Planet Labs is being compared to aerospace stocks. It should be compared to the foundational layers of the internet. If you believe that the future of global trade, environmental regulation, and national security depends on a real-time digital twin of the Earth, then the current market cap is a rounding error.
The Practical Reality of the "Lightning Round"
Television pundits thrive on 15-second soundbites. They need to give a "Buy, Sell, or Hold" on a company that is fundamentally restructuring how we perceive the physical world.
It is an impossible task, so they fall back on technical analysis. "The RSI is overbought." "It’s up 40% in a month."

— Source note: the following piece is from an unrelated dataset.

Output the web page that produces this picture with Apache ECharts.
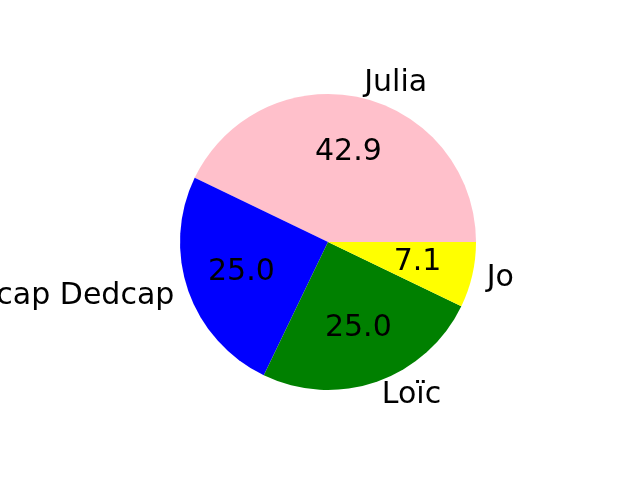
<!DOCTYPE html>
<html><head><meta charset="utf-8">
<script src="https://cdn.jsdelivr.net/npm/echarts@6/dist/echarts.min.js"></script>
<style>html,body{margin:0;padding:0;background:#fff}#c{width:640px;height:480px}</style>
</head><body><div id="c"></div>
<script>
const labels = ['Julia', 'Dedcap Dedcap', 'Loïc', 'Jo'];
const values = [6, 3.5, 3.5, 1];
const colors = ['#FFC0CB', '#0000FF', '#008000', '#FFFF00'];

const total = values.reduce((a, b) => a + b, 0);
const R = 148;
const FS = 30;
const data = labels.map((n, i) => ({ name: n, value: values[i], itemStyle: { color: colors[i] } }));

const chart = echarts.init(document.getElementById('c'), null, { renderer: 'canvas' });
chart.setOption({
  animation: false,
  series: [
    {
      type: 'pie', center: [328, 242], radius: [0, R],
      startAngle: 0, clockwise: false, avoidLabelOverlap: false,
      data: data,
      itemStyle: { borderWidth: 0 },
      label: { show: true, position: 'outside', formatter: '{b}', distanceToLabelLine: 0,
        fontFamily: 'DejaVu Sans', fontSize: FS, color: '#000', overflow: 'none', width: 400 },
      labelLine: { show: false, length: R * 0.1, length2: 0 },
      emphasis: { disabled: true }
    },
    {
      type: 'pie', center: [328, 242], radius: [0, R * 1.2],
      startAngle: 0, clockwise: false, avoidLabelOverlap: false, silent: true,
      data: labels.map((n, i) => ({ name: n, value: values[i] })),
      itemStyle: { color: 'rgba(0,0,0,0)', borderWidth: 0 },
      label: { show: true, position: 'inside', opacity: 1,
        formatter: p => (p.value / total * 100).toFixed(1),
        fontFamily: 'DejaVu Sans', fontSize: FS, color: '#000' },
      labelLine: { show: false },
      emphasis: { disabled: true }
    }
  ]
});
</script></body></html>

This is noise for the weak.
The real question isn't whether the stock is "up too much." The question is: who else can do what they do tomorrow?
The answer is nobody.
Not for lack of trying, but because physics doesn't care about your venture capital funding. To do what Planet Labs does, you need years of launch history, hundreds of operational licenses, and a ground station network that spans the globe.
You are betting on the only entity that has successfully mapped the entire world in near-real-time.

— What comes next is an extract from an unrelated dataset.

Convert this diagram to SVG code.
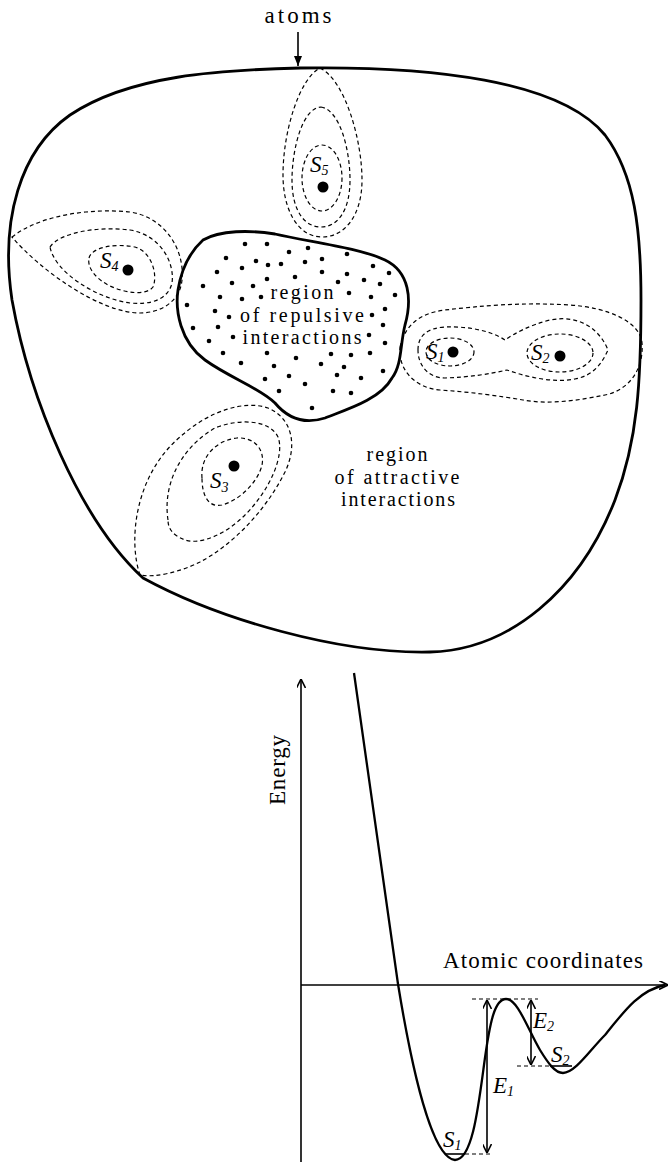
<svg xmlns="http://www.w3.org/2000/svg" width="669" height="1162" viewBox="0 0 669 1162">
<style>
.txt{font-family:"Liberation Serif","Times New Roman",serif;font-size:20px;fill:#000}
.big{font-size:23px}
.lab{font-family:"Liberation Serif","Times New Roman",serif;font-style:italic;font-size:23px;fill:#000}
.sub{font-size:14px}
.dash{fill:none;stroke:#000;stroke-width:1.2;stroke-dasharray:4 3}
.bold{fill:none;stroke:#000;stroke-width:2.8;stroke-linejoin:round}
.thin{fill:none;stroke:#000;stroke-width:1.6}
.dot{fill:#000}
</style>
<defs>
<marker id="vhead" viewBox="0 0 10 10" refX="10" refY="5" markerWidth="9" markerHeight="9" markerUnits="userSpaceOnUse" orient="auto-start-reverse">
<path d="M0,0 L10,5 L0,10" fill="none" stroke="#000" stroke-width="1.8"/>
</marker>
<marker id="fhead" viewBox="0 0 10 10" refX="10" refY="5" markerWidth="18" markerHeight="10" markerUnits="userSpaceOnUse" orient="auto">
<path d="M0,1 L10,5 L0,9 Z" fill="#000"/>
</marker>
</defs>

<g id="atoms-label">
<text class="txt big" x="298" y="23" text-anchor="middle" textLength="67" lengthAdjust="spacing">atoms</text>
</g>

<g id="outer-boundary">
<path class="bold" d="M300 68 C430 66 560 80 605 135 C635 175 641 230 641 300 C641 380 638 440 615 500 C580 590 510 650 430 652 C340 654 220 620 143 578 C80 520 30 400 12 300 C0 220 20 150 70 115 C130 75 220 70 300 68 Z"/>
</g>

<g id="repulsive-region">
<path class="bold" stroke-width="3" d="M203 240 C220 230 250 230 275 234 C310 242 360 248 385 260 C410 272 412 300 405 325 C400 345 402 365 392 378 C380 400 345 410 325 418 C300 426 285 415 275 403 C260 388 230 378 205 360 C180 342 175 310 178 290 C182 265 192 250 203 240 Z"/>
<g class="dot">
<circle cx="245" cy="244" r="2.3"/><circle cx="267" cy="244" r="2.3"/><circle cx="289" cy="252" r="2.3"/><circle cx="308" cy="248" r="2.3"/><circle cx="347" cy="254" r="2.3"/>
<circle cx="226" cy="258" r="2.3"/><circle cx="256" cy="261" r="2.3"/><circle cx="268" cy="265" r="2.3"/><circle cx="281" cy="264" r="2.3"/><circle cx="305" cy="262" r="2.3"/><circle cx="322" cy="259" r="2.3"/><circle cx="373" cy="266" r="2.3"/>
<circle cx="217" cy="272" r="2.3"/><circle cx="242" cy="268" r="2.3"/><circle cx="295" cy="277" r="2.3"/><circle cx="322" cy="272" r="2.3"/><circle cx="347" cy="274" r="2.3"/><circle cx="389" cy="273" r="2.3"/>
<circle cx="203" cy="286" r="2.3"/><circle cx="232" cy="283" r="2.3"/><circle cx="253" cy="286" r="2.3"/><circle cx="267" cy="279" r="2.3"/><circle cx="338" cy="282" r="2.3"/><circle cx="364" cy="280" r="2.3"/><circle cx="380" cy="284" r="2.3"/>
<circle cx="220" cy="297" r="2.3"/><circle cx="242" cy="299" r="2.3"/><circle cx="261" cy="297" r="2.3"/><circle cx="349" cy="293" r="2.3"/><circle cx="371" cy="297" r="2.3"/><circle cx="395" cy="295" r="2.3"/>
<circle cx="187" cy="305" r="2.3"/><circle cx="215" cy="311" r="2.3"/><circle cx="229" cy="317" r="2.3"/><circle cx="372" cy="315" r="2.3"/><circle cx="385" cy="309" r="2.3"/>
<circle cx="193" cy="328" r="2.3"/><circle cx="218" cy="327" r="2.3"/><circle cx="383" cy="325" r="2.3"/>
<circle cx="209" cy="341" r="2.3"/><circle cx="233" cy="337" r="2.3"/><circle cx="369" cy="335" r="2.3"/><circle cx="385" cy="343" r="2.3"/>
<circle cx="223" cy="353" r="2.3"/><circle cx="267" cy="353" r="2.3"/><circle cx="296" cy="358" r="2.3"/><circle cx="331" cy="354" r="2.3"/><circle cx="351" cy="355" r="2.3"/><circle cx="370" cy="353" r="2.3"/>
<circle cx="241" cy="363" r="2.3"/><circle cx="274" cy="366" r="2.3"/><circle cx="321" cy="364" r="2.3"/><circle cx="344" cy="367" r="2.3"/><circle cx="383" cy="371" r="2.3"/>
<circle cx="289" cy="376" r="2.3"/><circle cx="337" cy="375" r="2.3"/><circle cx="361" cy="378" r="2.3"/><circle cx="265" cy="379" r="2.3"/>
<circle cx="305" cy="384" r="2.3"/><circle cx="279" cy="391" r="2.3"/><circle cx="333" cy="391" r="2.3"/><circle cx="351" cy="393" r="2.3"/><circle cx="312" cy="408" r="2.3"/>
</g>
<text class="txt" x="302" y="299" text-anchor="middle" textLength="63" lengthAdjust="spacing">region</text>
<text class="txt" x="302" y="321.5" text-anchor="middle" textLength="124" lengthAdjust="spacing">of  repulsive</text>
<text class="txt" x="302" y="344" text-anchor="middle" textLength="119" lengthAdjust="spacing">interactions</text>
</g>

<g id="attractive-label">
<text class="txt" x="397" y="461" text-anchor="middle" textLength="61" lengthAdjust="spacing">region</text>
<text class="txt" x="397" y="483.5" text-anchor="middle" textLength="125" lengthAdjust="spacing">of  attractive</text>
<text class="txt" x="398" y="506" text-anchor="middle" textLength="114" lengthAdjust="spacing">interactions</text>
</g>

<g id="site-S5">
<path class="dash" d="M320 68 C345 80 362 140 362 180 C362 215 345 237 322 237 C298 237 283 210 283 175 C283 130 300 78 320 68 Z"/>
<path class="dash" d="M321 107 C340 110 350 150 350 180 C350 210 338 227 321 227 C304 227 292 210 292 180 C292 150 302 108 321 107 Z"/>
<ellipse class="dash" cx="322" cy="178" rx="20" ry="33"/>
<circle class="dot" cx="323" cy="187" r="5.5"/>
<text class="lab" x="310" y="172">S<tspan class="sub" dy="3">5</tspan></text>
</g>

<g id="site-S4">
<path class="dash" d="M12 237 C40 215 90 208 130 212 C165 217 185 250 182 280 C180 302 160 313 140 313 C100 313 40 270 12 237 Z"/>
<path class="dash" d="M50 247 C60 232 100 226 130 230 C160 235 175 262 172 283 C168 300 150 305 130 303 C95 298 55 272 50 247 Z"/>
<path class="dash" d="M89 258 C92 247 115 243 135 247 C152 252 158 275 153 287 C146 296 125 293 110 286 C96 279 87 268 89 258 Z"/>
<circle class="dot" cx="128" cy="270" r="5.5"/>
<text class="lab" x="100" y="268">S<tspan class="sub" dy="3">4</tspan></text>
</g>

<g id="site-S1-S2">
<path class="dash" d="M400 347 C405 325 420 313 445 310 C480 306 520 302 570 305 C610 308 640 322 642 343 C644 368 630 390 605 395 C580 400 550 405 523 400 C500 396 470 392 440 390 C415 388 398 370 400 347 Z"/>
<path class="dash" d="M418 350 C418 335 428 328 445 327 C465 326 490 330 505 340 C515 333 530 325 550 320 C580 314 600 330 608 350 C600 368 590 376 575 379 C555 383 530 378 507 370 C490 374 470 377 445 378 C428 378 418 365 418 350 Z"/>
<ellipse class="dash" cx="450" cy="352" rx="24" ry="14"/>
<ellipse class="dash" cx="560" cy="353" rx="33" ry="19"/>
<circle class="dot" cx="453" cy="352" r="5.5"/>
<circle class="dot" cx="560" cy="356" r="5.5"/>
<text class="lab" x="426" y="359">S<tspan class="sub" dy="3">1</tspan></text>
<text class="lab" x="531" y="360">S<tspan class="sub" dy="3">2</tspan></text>
</g>

<g id="site-S3">
<path class="dash" d="M140 575 C128 540 135 475 180 437 C210 410 245 400 268 408 C292 418 298 445 285 472 C265 512 232 545 200 562 C180 572 155 578 140 575 Z"/>
<path class="dash" d="M168 520 C162 480 185 445 215 428 C240 418 270 420 278 437 C285 455 270 490 245 515 C225 535 200 545 185 540 C172 535 168 528 168 520 Z"/>
<path class="dash" d="M202 478 C200 455 218 440 237 438 C255 437 265 450 262 465 C258 482 240 500 222 505 C208 508 202 495 202 478 Z"/>
<circle class="dot" cx="234" cy="466" r="5.5"/>
<text class="lab" x="210" y="488">S<tspan class="sub" dy="4">3</tspan></text>
</g>

<g id="energy-graph">
<text class="txt big" transform="translate(285 770) rotate(-90)" text-anchor="middle" textLength="70" lengthAdjust="spacing">Energy</text>
<text class="txt big" x="443" y="968" textLength="200" lengthAdjust="spacing">Atomic  coordinates</text>
<path fill="none" stroke="#000" stroke-width="2.3" d="M354 673 L398 984 C412 1070 432 1158 455 1160 C472 1160 478 1110 484 1065 C490 1020 495 999 506 999 C518 999 528 1030 540 1050 C548 1063 555 1073 563 1073 C575 1073 590 1050 605 1035 C625 1010 640 990 665 985"/>
<g class="dash" stroke-width="1">
<line x1="472" y1="999" x2="538" y2="999"/>
<line x1="517" y1="1066" x2="550" y2="1066"/>
<line x1="465" y1="1154" x2="493" y2="1154"/>
</g>
<line class="thin" x1="550" y1="1066" x2="572" y2="1066"/>
<line class="thin" x1="445" y1="1154" x2="465" y2="1154"/>
<text class="lab" x="443" y="1147">S<tspan class="sub" dy="3">1</tspan></text>
<text class="lab" x="551" y="1062">S<tspan class="sub" dy="3">2</tspan></text>
<text class="lab" x="533" y="1028">E<tspan class="sub" dy="3">2</tspan></text>
<text class="lab" x="493" y="1093">E<tspan class="sub" dy="3">1</tspan></text>
</g>

<g id="connectors">
<line x1="298" y1="32" x2="298" y2="66" stroke="#000" stroke-width="1.6" marker-end="url(#fhead)"/>
<line class="thin" x1="301" y1="1162" x2="301" y2="679" marker-end="url(#vhead)"/>
<line class="thin" x1="301" y1="985" x2="668" y2="985" marker-end="url(#vhead)"/>
<line class="thin" x1="487" y1="1000" x2="487" y2="1153" marker-start="url(#vhead)" marker-end="url(#vhead)"/>
<line class="thin" x1="531" y1="1000" x2="531" y2="1065" marker-start="url(#vhead)" marker-end="url(#vhead)"/>
</g>
</svg>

The Risk Nobody Talks About
The real danger isn't the stock price. It's "Kessler Syndrome"—the theory that a single collision in orbit could create a cloud of debris that destroys everything in its path.
If you want a reason to sell, don't look at a chart. Look at the orbital density of Low Earth Orbit (LEO). If the sky becomes a graveyard, the business model evaporates.
But until that happens, Planet Labs owns the only persistent film strip of the human race.
Selling now because of a "lightning round" comment is like selling Google in 2004 because someone told you the "search market was saturated." It shows a fundamental lack of imagination regarding how data integrates into every facet of life.
The world is being digitized. Planet Labs owns the scanner.
You don't sell the scanner when people are just starting to realize they need to copy their documents. You wait until the entire library is in the cloud.
Stop watching the ticker. Watch the sky.